**Required task:** Copy nothing but the stretch that opens with the line containing "Reproduce this chart" and closes with the line containing "const seriesNames = ['Toray/Toray', 'Ta/Toray', 'iR". Keep pictures out.

= = = =

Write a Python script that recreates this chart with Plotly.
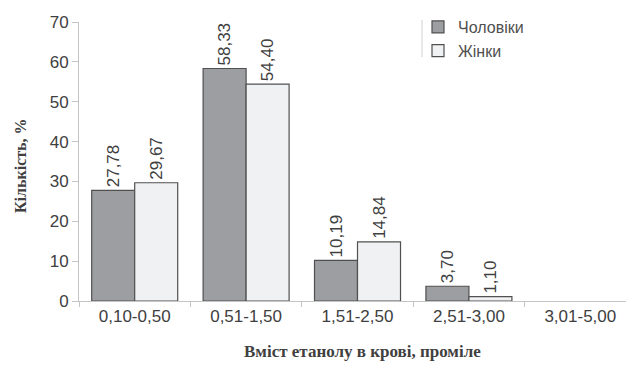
import plotly.graph_objects as go

categories = ["0,10-0,50", "0,51-1,50", "1,51-2,50", "2,51-3,00", "3,01-5,00"]
men = [27.78, 58.33, 10.19, 3.70, None]
women = [29.67, 54.40, 14.84, 1.10, None]
series_names = ["Чоловіки", "Жінки"]
y_ticks = [0, 10, 20, 30, 40, 50, 60, 70]
x_title = "Вміст етанолу в крові, проміле"
y_title = "Кількість, %"

def fmt(vals):
    return ["" if v is None else f"{v:.2f}".replace(".", ",") for v in vals]

W, H = 626, 372
L, R, T, B = 79, 0, 22, 71
pw, ph = W - L - R, H - T - B

text_color = "#404040"
axis_color = "#c4c4c4"
sans = "Liberation Sans, Arial"
serif = "Liberation Serif, Times New Roman"

fig = go.Figure()
for name, vals, fill in [(series_names[0], men, "#9d9ea2"), (series_names[1], women, "#f0f1f3")]:
    fig.add_trace(go.Bar(
        x=categories, y=vals, name=name,
        marker=dict(color=fill, line=dict(color="#505050", width=1.2)),
        text=fmt(vals), textposition="outside", textangle=-90,
        textfont=dict(family=sans, size=17, color=text_color),
        cliponaxis=False,
    ))

def px_x(p):
    return (p - L) / pw

def px_y(p):
    return (H - B - p) / ph

fig.update_layout(
    width=W, height=H,
    margin=dict(l=L, r=R, t=T, b=B, pad=0),
    paper_bgcolor="white", plot_bgcolor="white",
    barmode="group", bargap=0.228, bargroupgap=0,
    font=dict(family=sans, size=17, color=text_color),
    showlegend=True,
    legend=dict(
        x=px_x(418), y=px_y(10), xanchor="left", yanchor="top",
        bgcolor="rgba(0,0,0,0)", borderwidth=0,
        font=dict(family=sans, size=16, color="#505050"),
        itemwidth=30, tracegroupgap=0,
    ),
    xaxis=dict(
        type="category", range=[-0.5, 4.41],
        showline=True, linecolor=axis_color, linewidth=1,
        ticks="outside", ticklen=5, tickcolor=axis_color, tickson="boundaries",
        showgrid=False, zeroline=False,
        tickfont=dict(family=sans, size=17, color=text_color),
    ),
    yaxis=dict(
        range=[0, 70], tickvals=y_ticks,
        showline=True, linecolor=axis_color, linewidth=1,
        ticks="outside", ticklen=6, tickcolor=axis_color,
        showgrid=False, zeroline=False,
        tickfont=dict(family=sans, size=17, color=text_color),
    ),
    annotations=[
        dict(text=f"<b>{x_title}</b>", xref="paper", yref="paper",
             x=px_x(362), y=px_y(351), xanchor="center", yanchor="middle",
             showarrow=False, font=dict(family=serif, size=17, color=text_color)),
        dict(text=f"<b>{y_title}</b>", xref="paper", yref="paper",
             x=px_x(20), y=px_y(166), xanchor="center", yanchor="middle",
             textangle=-90, showarrow=False,
             font=dict(family=serif, size=16, color=text_color)),
    ],
    shapes=[
        dict(type="line", xref="paper", yref="paper",
             x0=px_x(422), x1=px_x(422), y0=px_y(57), y1=px_y(20),
             line=dict(color="#d0d0d0", width=1)),
    ],
)

fig.write_html("out.html")
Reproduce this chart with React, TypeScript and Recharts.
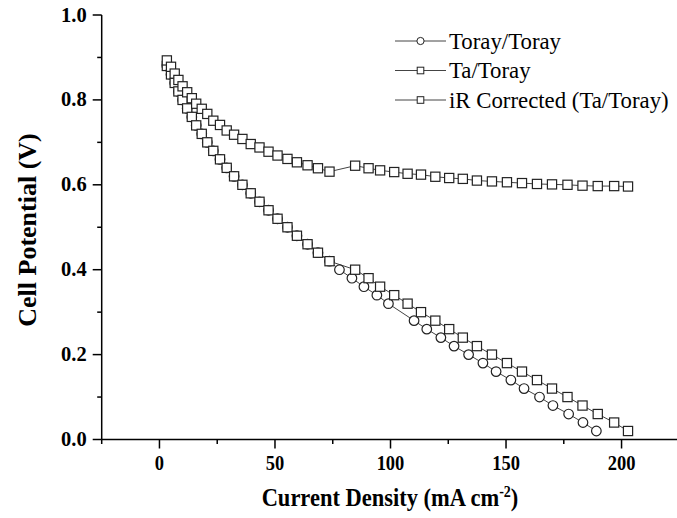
import React from 'react';
import { ComposedChart, Line, XAxis, YAxis } from 'recharts';

// Series names, in legend order
const seriesNames = ['Toray/Toray', 'Ta/Toray', 'iR Corrected (Ta/Toray)'];

// Ta/Toray cell: stepped cell potential (V) and current density (mA cm^-2)
const taVoltage = [
  0.88, 0.86, 0.84, 0.82, 0.8, 0.78, 0.76, 0.74, 0.72, 0.7, 0.68, 0.66, 0.64, 0.62, 0.6,
  0.58, 0.56, 0.54, 0.52, 0.5, 0.48, 0.46, 0.44, 0.42, 0.4, 0.38, 0.36, 0.34, 0.32, 0.3,
  0.28, 0.26, 0.24, 0.22, 0.2, 0.18, 0.16, 0.14, 0.12, 0.1, 0.08, 0.06, 0.04, 0.02,
];
const taCurrent = [
  3.2, 5.0, 6.6, 8.2, 10.0, 12.0, 14.0, 15.9, 18.3, 20.7, 23.3, 26.2, 29.1, 32.3, 35.9,
  39.5, 43.3, 47.2, 51.1, 55.4, 59.5, 64.1, 68.6, 73.6, 84.7, 90.5, 95.5, 101.6, 107.4, 113.2,
  119.4, 125.4, 131.3, 137.4, 143.9, 150.4, 156.9, 163.4, 169.9, 176.6, 183.1, 189.7, 196.8, 202.8,
];
// iR-corrected potential of the Ta/Toray cell at the same current densities
const irCorrectedVoltage = [
  0.893, 0.878, 0.862, 0.847, 0.832, 0.818, 0.804, 0.791, 0.779, 0.767, 0.751, 0.741, 0.728, 0.718, 0.708,
  0.696, 0.688, 0.678, 0.669, 0.661, 0.653, 0.646, 0.639, 0.631, 0.645, 0.639, 0.634, 0.63, 0.626, 0.624,
  0.619, 0.616, 0.614, 0.61, 0.608, 0.606, 0.604, 0.602, 0.601, 0.6, 0.598, 0.597, 0.597, 0.596,
];
// Toray/Toray cell
const torayVoltage = [
  0.88, 0.86, 0.84, 0.82, 0.8, 0.78, 0.76, 0.74, 0.72, 0.7, 0.68, 0.66, 0.64, 0.62, 0.6,
  0.58, 0.56, 0.54, 0.52, 0.5, 0.48, 0.46, 0.44, 0.42, 0.4, 0.38, 0.36, 0.34, 0.32, 0.28,
  0.26, 0.24, 0.22, 0.2, 0.18, 0.16, 0.14, 0.12, 0.1, 0.08, 0.06, 0.04, 0.02,
];
const torayCurrent = [
  3.2, 5.0, 6.6, 8.2, 10.0, 12.0, 14.0, 15.9, 18.3, 20.7, 23.3, 26.2, 29.1, 32.3, 35.9,
  39.5, 43.3, 47.2, 51.1, 55.4, 59.5, 64.1, 68.6, 73.6, 77.9, 83.3, 88.5, 94.1, 99.1, 110.2,
  115.7, 121.8, 127.5, 133.8, 140.0, 145.7, 152.1, 157.8, 164.5, 170.3, 177.1, 183.3, 189.1,
];

// Axis ticks (majors are labelled, the others are minor)
const xTicks = [-25, 0, 25, 50, 75, 100, 125, 150, 175, 200];
const xMajorLabels = [0, 50, 100, 150, 200];
const yTicks = [0, 0.1, 0.2, 0.3, 0.4, 0.5, 0.6, 0.7, 0.8, 0.9, 1.0];
const yMajorLabels = ['0.0', '0.2', '0.4', '0.6', '0.8', '1.0'];

const toPoints = (xs: number[], ys: number[]) => xs.map((x, i) => ({ x, v: ys[i] }));
const torayData = toPoints(torayCurrent, torayVoltage);
const taData = toPoints(taCurrent, taVoltage);
const irData = toPoints(taCurrent, irCorrectedVoltage);

const W = 677;
const H = 518;
const PLOT_LEFT = 101.7;
const PLOT_TOP = 15;
const PLOT_BOTTOM = 439.5;
const FONT = "'Liberation Serif', 'Times New Roman', serif";
const MARK = '#222';
const LINK = '#444';

const SquareDot = (props: any) => {
  const { cx, cy, index } = props;
  if (cx == null || cy == null) return <g key={`s-${index}`} />;
  return (
    <rect key={`s-${index}`} x={cx - 4.6} y={cy - 4.6} width={9.2} height={9.2}
      fill="#fff" stroke={MARK} strokeWidth={1.2} />
  );
};

const CircleDot = (props: any) => {
  const { cx, cy, index } = props;
  if (cx == null || cy == null) return <g key={`c-${index}`} />;
  return <circle key={`c-${index}`} cx={cx} cy={cy} r={4.8} fill="#fff" stroke={MARK} strokeWidth={1.2} />;
};

const XTick = (props: any) => {
  const { x, payload } = props;
  const v = payload.value;
  const major = xMajorLabels.includes(v);
  const by = PLOT_BOTTOM + 31;
  return (
    <g>
      <line x1={x} x2={x} y1={PLOT_BOTTOM} y2={PLOT_BOTTOM + (major ? 9 : 4.5)} stroke="#000" strokeWidth={1.5} />
      {major && (
        <text x={x} y={by} textAnchor="middle" fontFamily={FONT} fontWeight="bold"
          fontSize={18.5} fill="#000" transform={`translate(0 ${by}) scale(1 1.1) translate(0 ${-by})`}>
          {v}
        </text>
      )}
    </g>
  );
};

const YTick = (props: any) => {
  const { y, payload } = props;
  const v = payload.value;
  const label = v.toFixed(1);
  const major = yMajorLabels.includes(label);
  return (
    <g>
      <line x1={PLOT_LEFT} x2={PLOT_LEFT - (major ? 9 : 4.5)} y1={y} y2={y} stroke="#000" strokeWidth={1.5} />
      {major && (
        <text x={PLOT_LEFT - 15} y={y + 6.5} textAnchor="end" fontFamily={FONT} fontWeight="bold"
          fontSize={20.5} fill="#000">
          {label}
        </text>
      )}
    </g>
  );
};

const legendMarkers = ['circle', 'square', 'square'];

const LegendBox = () => (
  <svg width={W} height={H} style={{ position: 'absolute', left: 0, top: 0, pointerEvents: 'none' }}>
    {seriesNames.map((name, i) => {
      const cy = 41 + i * 29.5;
      return (
        <g key={name}>
          <line x1={395} x2={446} y1={cy} y2={cy} stroke={LINK} strokeWidth={1} />
          {legendMarkers[i] === 'circle' ? (
            <circle cx={420.5} cy={cy} r={3.6} fill="#fff" stroke={MARK} strokeWidth={1} />
          ) : (
            <rect x={417.2} y={cy - 3.3} width={6.6} height={6.6} fill="#fff" stroke={MARK} strokeWidth={1} />
          )}
          <text x={449} y={cy + 7.5} fontFamily={FONT} fontSize={22.8} fill="#000">
            {name}
          </text>
        </g>
      );
    })}
  </svg>
);

export default function App() {
  return (
    <div style={{ position: 'absolute', left: 0, top: 0, width: W, height: H, background: '#fff' }}>
      <ComposedChart width={W} height={H} margin={{ top: PLOT_TOP, right: 0, bottom: 0, left: 0 }}>
        <XAxis
          type="number"
          dataKey="x"
          domain={[-25, 224]}
          ticks={xTicks}
          interval={0}
          allowDataOverflow
          height={H - PLOT_BOTTOM}
          axisLine={{ stroke: '#000', strokeWidth: 1.5 }}
          tickLine={false}
          tick={<XTick />}
          label={{
            position: 'insideBottom',
            content: () => (
              <text x={390} y={506} textAnchor="middle" fontFamily={FONT} fontWeight="bold" fontSize={22.5} fill="#000"
                transform="translate(0 506) scale(1 1.15) translate(0 -506)">
                <tspan>Current Density (mA cm</tspan>
                <tspan dy={-8} fontSize={14}>-2</tspan>
                <tspan dy={8}>)</tspan>
              </text>
            ),
          }}
        />
        <YAxis
          type="number"
          dataKey="v"
          domain={[0, 1]}
          ticks={yTicks}
          interval={0}
          width={PLOT_LEFT}
          axisLine={{ stroke: '#000', strokeWidth: 1.5 }}
          tickLine={false}
          tick={<YTick />}
          label={{
            position: 'insideLeft',
            content: () => (
              <text x={36} y={230} textAnchor="middle" transform="rotate(-90 36 230)" fontFamily={FONT}
                fontWeight="bold" fontSize={26} fill="#000">
                Cell Potential (V)
              </text>
            ),
          }}
        />
        <Line data={torayData} dataKey="v" name={seriesNames[0]} type="linear" stroke={LINK} strokeWidth={1}
          dot={CircleDot} activeDot={false} isAnimationActive={false} />
        <Line data={taData} dataKey="v" name={seriesNames[1]} type="linear" stroke={LINK} strokeWidth={1}
          dot={SquareDot} activeDot={false} isAnimationActive={false} />
        <Line data={irData} dataKey="v" name={seriesNames[2]} type="linear" stroke={LINK} strokeWidth={1}
          dot={SquareDot} activeDot={false} isAnimationActive={false} />
      </ComposedChart>
      <LegendBox />
    </div>
  );
}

= = = =

**Response:**
Reproduce this chart with React, TypeScript and Recharts.
import React from 'react';
import { ComposedChart, Line, XAxis, YAxis } from 'recharts';

// Series names, in legend order
const seriesNames = ['Toray/Toray', 'Ta/Toray', 'iR Corrected (Ta/Toray)'];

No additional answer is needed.